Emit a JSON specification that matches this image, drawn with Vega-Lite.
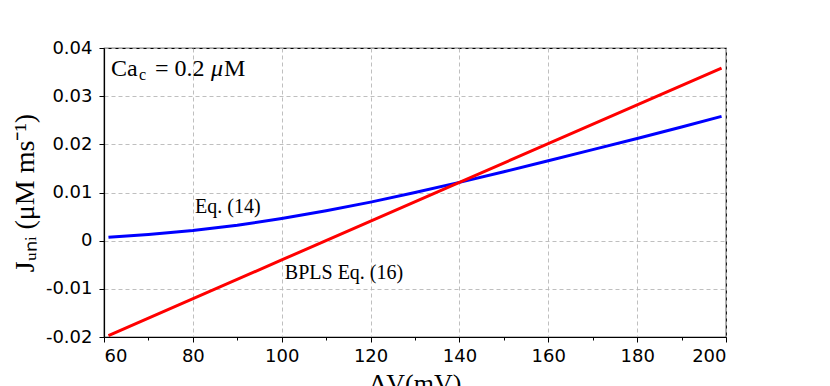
{
  "$schema": "https://vega.github.io/schema/vega-lite/v6.json",
  "width": 622,
  "height": 289,
  "autosize": {"type": "none"},
  "padding": {"left": 104, "top": 48, "right": 104, "bottom": 49},
  "background": "white",
  "config": {
    "view": {"stroke": "black", "strokeWidth": 1.2},
    "axis": {
      "domainColor": "black",
      "domainWidth": 1.2,
      "tickColor": "black",
      "tickWidth": 1,
      "labelFont": "DejaVu Sans",
      "labelFontSize": 18,
      "labelColor": "black",
      "gridColor": "#b8b8b8",
      "gridDash": [4, 3],
      "gridWidth": 0.9,
      "titleFont": "Liberation Serif",
      "titleFontWeight": "normal",
      "titleColor": "black"
    }
  },
  "datasets": {
    "eq14": [
      {"dV": 61, "J": 0.0007},
      {"dV": 70, "J": 0.0013},
      {"dV": 80, "J": 0.0021},
      {"dV": 90, "J": 0.0032},
      {"dV": 100, "J": 0.0046},
      {"dV": 110, "J": 0.0062},
      {"dV": 120, "J": 0.0080},
      {"dV": 130, "J": 0.0100},
      {"dV": 140, "J": 0.0121},
      {"dV": 150, "J": 0.0143},
      {"dV": 160, "J": 0.0166},
      {"dV": 170, "J": 0.0189},
      {"dV": 180, "J": 0.0212},
      {"dV": 190, "J": 0.0236},
      {"dV": 199, "J": 0.0258}
    ],
    "eq16": [
      {"dV": 61, "J": -0.0197},
      {"dV": 100, "J": -0.0040},
      {"dV": 140, "J": 0.0121},
      {"dV": 199, "J": 0.0358}
    ],
    "labels": [
      {"dV": 80.5, "J": 0.0058, "text": "Eq. (14)"},
      {"dV": 100.7, "J": -0.0080, "text": "BPLS Eq. (16)"}
    ],
    "ca": [
      {"dV": 61.58, "J": 0.0342, "part": "main", "text": "Ca"},
      {"dV": 67.9, "J": 0.0334, "part": "sub", "text": "c"},
      {"dV": 71.48, "J": 0.0342, "part": "main", "text": "= 0.2"},
      {"dV": 84.08, "J": 0.0342, "part": "ital", "text": "μ"},
      {"dV": 87.01, "J": 0.0342, "part": "main", "text": "M"}
    ]
  },
  "layer": [
    {
      "data": {"name": "eq14"},
      "mark": {"type": "line", "color": "#0000ff", "strokeWidth": 3, "clip": true},
      "encoding": {
        "x": {
          "field": "dV",
          "type": "quantitative",
          "scale": {"domain": [60, 200], "nice": false, "zero": false},
          "axis": {
            "values": [60, 70, 80, 90, 100, 110, 120, 130, 140, 150, 160, 170, 180, 190, 200],
            "labelExpr": "datum.value % 20 === 0 ? datum.label : ''",
            "labelPadding": 5,
            "tickSize": {"condition": {"test": "datum.value % 20 === 0", "value": 5}, "value": 3},
            "gridOpacity": {"condition": {"test": "datum.value % 20 === 0", "value": 1}, "value": 0},
            "title": "ΔV(mV)",
            "titleFontSize": 26,
            "titlePadding": 5
          }
        },
        "y": {
          "field": "J",
          "type": "quantitative",
          "scale": {"domain": [-0.02, 0.04], "nice": false, "zero": false},
          "axis": {
            "values": [-0.02, -0.015, -0.01, -0.005, 0, 0.005, 0.01, 0.015, 0.02, 0.025, 0.03, 0.035, 0.04],
            "labelExpr": "indexof([-0.02, -0.01, 0, 0.01, 0.02, 0.03, 0.04], datum.value) >= 0 ? toString(datum.value) : ''",
            "labelPadding": 7,
            "tickSize": {"condition": {"test": "indexof([-0.02, -0.01, 0, 0.01, 0.02, 0.03, 0.04], datum.value) >= 0", "value": 5}, "value": 3},
            "gridOpacity": {"condition": {"test": "indexof([-0.02, -0.01, 0, 0.01, 0.02, 0.03, 0.04], datum.value) >= 0", "value": 1}, "value": 0},
            "title": "Jᵤₙᵢ (μM ms⁻¹)",
            "titleFontSize": 28,
            "titlePadding": 6
          }
        }
      }
    },
    {
      "data": {"name": "eq16"},
      "mark": {"type": "line", "color": "#ff0000", "strokeWidth": 3, "clip": true},
      "encoding": {
        "x": {"field": "dV", "type": "quantitative"},
        "y": {"field": "J", "type": "quantitative"}
      }
    },
    {
      "data": {"name": "labels"},
      "mark": {"type": "text", "font": "Liberation Serif", "fontSize": 20, "align": "left", "baseline": "alphabetic", "color": "black"},
      "encoding": {
        "x": {"field": "dV", "type": "quantitative"},
        "y": {"field": "J", "type": "quantitative"},
        "text": {"field": "text"}
      }
    },
    {
      "data": {"name": "ca"},
      "transform": [{"filter": "datum.part === 'main'"}],
      "mark": {"type": "text", "font": "Liberation Serif", "fontSize": 24, "align": "left", "baseline": "alphabetic", "color": "black"},
      "encoding": {
        "x": {"field": "dV", "type": "quantitative"},
        "y": {"field": "J", "type": "quantitative"},
        "text": {"field": "text"}
      }
    },
    {
      "data": {"name": "ca"},
      "transform": [{"filter": "datum.part === 'sub'"}],
      "mark": {"type": "text", "font": "Liberation Serif", "fontSize": 16, "align": "left", "baseline": "alphabetic", "color": "black"},
      "encoding": {
        "x": {"field": "dV", "type": "quantitative"},
        "y": {"field": "J", "type": "quantitative"},
        "text": {"field": "text"}
      }
    },
    {
      "data": {"name": "ca"},
      "transform": [{"filter": "datum.part === 'ital'"}],
      "mark": {"type": "text", "font": "Liberation Serif", "fontSize": 24, "fontStyle": "italic", "align": "left", "baseline": "alphabetic", "color": "black"},
      "encoding": {
        "x": {"field": "dV", "type": "quantitative"},
        "y": {"field": "J", "type": "quantitative"},
        "text": {"field": "text"}
      }
    }
  ]
}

######

Reproduce the whole listing exactly, but not the images in it.

Emit a JSON specification that matches this image, drawn with Vega-Lite.
{
  "$schema": "https://vega.github.io/schema/vega-lite/v6.json",
  "width": 622,
  "height": 289,
  "autosize": {"type": "none"},
  "padding": {"left": 104, "top": 48, "right": 104, "bottom": 49},
  "background": "white",
  "config": {
    "view": {"stroke": "black", "strokeWidth": 1.2},
    "axis": {
      "domainColor": "black",
      "domainWidth": 1.2,
      "tickColor": "black",
      "tickWidth": 1,
      "labelFont": "DejaVu Sans",
      "labelFontSize": 18,
      "labelColor": "black",
      "gridColor": "#b8b8b8",
      "gridDash": [4, 3],
      "gridWidth": 0.9,
      "titleFont": "Liberation Serif",
      "titleFontWeight": "normal",
      "titleColor": "black"
    }
  },
  "datasets": {
    "eq14": [
      {"dV": 61, "J": 0.0007},
      {"dV": 70, "J": 0.0013},
      {"dV": 80, "J": 0.0021},
      {"dV": 90, "J": 0.0032},
      {"dV": 100, "J": 0.0046},
      {"dV": 110, "J": 0.0062},
      {"dV": 120, "J": 0.0080},
      {"dV": 130, "J": 0.0100},
      {"dV": 140, "J": 0.0121},
      {"dV": 150, "J": 0.0143},
      {"dV": 160, "J": 0.0166},
      {"dV": 170, "J": 0.0189},
      {"dV": 180, "J": 0.0212},
      {"dV": 190, "J": 0.0236},
      {"dV": 199, "J": 0.0258}
    ],
    "eq16": [
      {"dV": 61, "J": -0.0197},
      {"dV": 100, "J": -0.0040},
      {"dV": 140, "J": 0.0121},
      {"dV": 199, "J": 0.0358}
    ],
    "labels": [
      {"dV": 80.5, "J": 0.0058, "text": "Eq. (14)"},
      {"dV": 100.7, "J": -0.0080, "text": "BPLS Eq. (16)"}
    ],
    "ca": [
      {"dV": 61.58, "J": 0.0342, "part": "main", "text": "Ca"},
      {"dV": 67.9, "J": 0.0334, "part": "sub", "text": "c"},
      {"dV": 71.48, "J": 0.0342, "part": "main", "text": "= 0.2"},
      {"dV": 84.08, "J": 0.0342, "part": "ital", "text": "μ"},
      {"dV": 87.01, "J": 0.0342, "part": "main", "text": "M"}
    ]
  },
  "layer": [
    {
      "data": {"name": "eq14"},
      "mark": {"type": "line", "color": "#0000ff", "strokeWidth": 3, "clip": true},
      "encoding": {
        "x": {
          "field": "dV",
          "type": "quantitative",
          "scale": {"domain": [60, 200], "nice": false, "zero": false},
          "axis": {
            "values": [60, 70, 80, 90, 100, 110, 120, 130, 140, 150, 160, 170, 180, 190, 200],
            "labelExpr": "datum.value % 20 === 0 ? datum.label : ''",
            "labelPadding": 5,
            "tickSize": {"condition": {"test": "datum.value % 20 === 0", "value": 5}, "value": 3},
            "gridOpacity": {"condition": {"test": "datum.value % 20 === 0", "value": 1}, "value": 0},
            "title": "ΔV(mV)",
            "titleFontSize": 26,
            "titlePadding": 5
          }
        },
        "y": {
          "field": "J",
          "type": "quantitative",
          "scale": {"domain": [-0.02, 0.04], "nice": false, "zero": false},
          "axis": {
            "values": [-0.02, -0.015, -0.01, -0.005, 0, 0.005, 0.01, 0.015, 0.02, 0.025, 0.03, 0.035, 0.04],
            "labelExpr": "indexof([-0.02, -0.01, 0, 0.01, 0.02, 0.03, 0.04], datum.value) >= 0 ? toString(datum.value) : ''",
            "labelPadding": 7,
            "tickSize": {"condition": {"test": "indexof([-0.02, -0.01, 0, 0.01, 0.02, 0.03, 0.04], datum.value) >= 0", "value": 5}, "value": 3},
            "gridOpacity": {"condition": {"test": "indexof([-0.02, -0.01, 0, 0.01, 0.02, 0.03, 0.04], datum.value) >= 0", "value": 1}, "value": 0},
            "title": "Jᵤₙᵢ (μM ms⁻¹)",
            "titleFontSize": 28,
            "titlePadding": 6
          }
        }
      }
    },
    {
      "data": {"name": "eq16"},
      "mark": {"type": "line", "color": "#ff0000", "strokeWidth": 3, "clip": true},
      "encoding": {
        "x": {"field": "dV", "type": "quantitative"},
        "y": {"field": "J", "type": "quantitative"}
      }
    },
    {
      "data": {"name": "labels"},
      "mark": {"type": "text", "font": "Liberation Serif", "fontSize": 20, "align": "left", "baseline": "alphabetic", "color": "black"},
      "encoding": {
        "x": {"field": "dV", "type": "quantitative"},
        "y": {"field": "J", "type": "quantitative"},
        "text": {"field": "text"}
      }
    },
    {
      "data": {"name": "ca"},
      "transform": [{"filter": "datum.part === 'main'"}],
      "mark": {"type": "text", "font": "Liberation Serif", "fontSize": 24, "align": "left", "baseline": "alphabetic", "color": "black"},
      "encoding": {
        "x": {"field": "dV", "type": "quantitative"},
        "y": {"field": "J", "type": "quantitative"},
        "text": {"field": "text"}
      }
    },
    {
      "data": {"name": "ca"},
      "transform": [{"filter": "datum.part === 'sub'"}],
      "mark": {"type": "text", "font": "Liberation Serif", "fontSize": 16, "align": "left", "baseline": "alphabetic", "color": "black"},
      "encoding": {
        "x": {"field": "dV", "type": "quantitative"},
        "y": {"field": "J", "type": "quantitative"},
        "text": {"field": "text"}
      }
    },
    {
      "data": {"name": "ca"},
      "transform": [{"filter": "datum.part === 'ital'"}],
      "mark": {"type": "text", "font": "Liberation Serif", "fontSize": 24, "fontStyle": "italic", "align": "left", "baseline": "alphabetic", "color": "black"},
      "encoding": {
        "x": {"field": "dV", "type": "quantitative"},
        "y": {"field": "J", "type": "quantitative"},
        "text": {"field": "text"}
      }
    }
  ]
}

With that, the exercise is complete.